How to Use the Generator Well
Preview this ratio in marketing mode first, because that is where it usually proves itself. Check whether the heading hierarchy feels compelling or simply oversized. Then test the same ratio in article or dashboard mode to identify where it stops being practical.
If you like the ratio for hero areas but not for everything else, that is a useful result. Many teams use a dramatic scale only in display contexts while keeping a calmer system for everyday UI. The generator helps you decide where that line should be and export a scale you can implement intentionally.
Cautions and Tradeoffs
- Can become impractical in dense interfaces or cramped layouts.
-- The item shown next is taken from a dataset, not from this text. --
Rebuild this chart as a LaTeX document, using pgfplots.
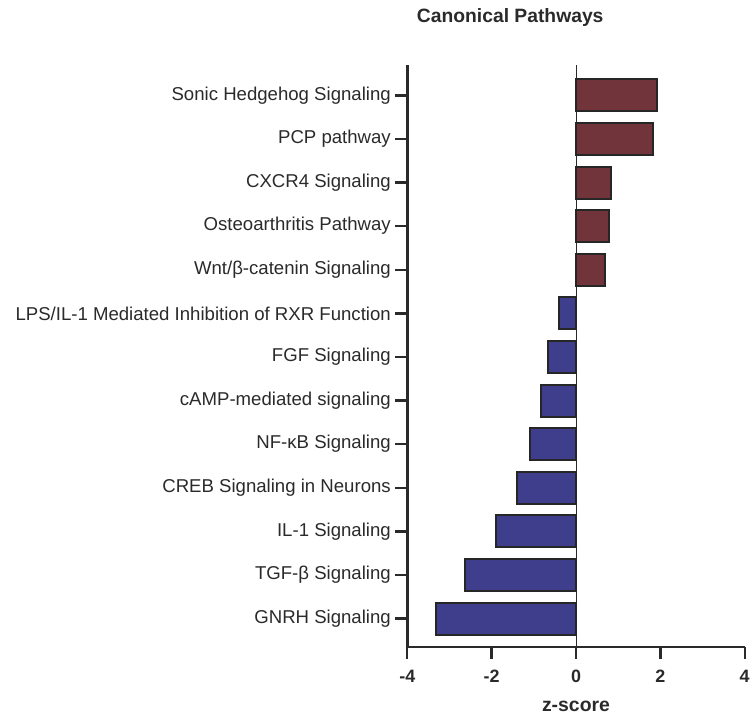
\documentclass[border=0pt]{standalone}
\usepackage{fontspec}
\setmainfont{Liberation Sans}
\usepackage{pgfplots}
\pgfplotsset{compat=1.18}
\definecolor{posbar}{HTML}{70343A}
\definecolor{negbar}{HTML}{3E3E8C}
\definecolor{axcol}{HTML}{2A2A2A}
\begin{document}
\begin{tikzpicture}
\path (0,0) rectangle (753bp,717bp);
\begin{axis}[
  at={(408bp,69bp)}, anchor=south west,
  width=338bp, height=583bp, scale only axis,
  xmin=-4, xmax=4, ymin=-0.65, ymax=12.7,
  xtick={-4,-2,0,2,4},
  ytick={0,1,2,3,4,5,6,7,8,9,10,11,12},
  yticklabels={GNRH Signaling, TGF-β Signaling, IL-1 Signaling, CREB Signaling in Neurons, NF-κB Signaling, cAMP-mediated signaling, FGF Signaling, LPS/IL-1 Mediated Inhibition of RXR Function, Wnt/β-catenin Signaling, Osteoarthritis Pathway, CXCR4 Signaling, PCP pathway, Sonic Hedgehog Signaling},
  axis x line*=bottom, axis y line*=left,
  axis line style={line width=2.6bp, axcol},
  tick align=outside, major tick length=12bp,
  tick style={line width=2.4bp, axcol},
  /pgf/number format/assume math mode=true,
  yticklabel style={font=\fontsize{18.7}{20}\selectfont, color=axcol, xshift=-1bp},
  xticklabel style={font=\bfseries\fontsize{18}{20}\selectfont, color=axcol, yshift=-8bp},
  title={Canonical Pathways},
  title style={at={(0.305,1)}, anchor=base, yshift=36bp, font=\bfseries\fontsize{19.4}{20}\selectfont, color=axcol},
  xlabel={z-score},
  xlabel style={at={(0.5,0)}, anchor=center, yshift=-60bp, font=\bfseries\fontsize{19.5}{20}\selectfont, color=axcol},
  clip=false,
]
\addplot[axcol, line width=1bp] coordinates {(0,-0.65) (0,12.7)};
\addplot[xbar, bar shift=0pt, bar width=32bp, fill=posbar, draw=black!85, line width=2bp] coordinates {
(1.93,12) (1.83,11) (0.83,10) (0.79,9) (0.69,8)};
\addplot[xbar, bar shift=0pt, bar width=32bp, fill=negbar, draw=black!85, line width=2bp] coordinates {
(-0.40,7) (-0.67,6) (-0.83,5) (-1.09,4) (-1.40,3) (-1.90,2) (-2.64,1) (-3.33,0)};
\end{axis}
\end{tikzpicture}
\end{document}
- May produce oversized jumps if used literally at every text level.
- Needs careful mobile testing because dramatic ratios compress quickly.
- Often works best when paired with a calmer implementation strategy in product UI.
Frequently Asked Questions
Is Perfect Fourth too large for most product UIs?
Often yes as a universal default, but it can be excellent for marketing layers, hero sections, and editorial moments within a broader product system.
When should I choose Perfect Fourth over Major Third?
Choose Perfect Fourth when you want more visible contrast and stronger display hierarchy. Choose Major Third when you want something bolder than subtle UI scales but still more broadly practical.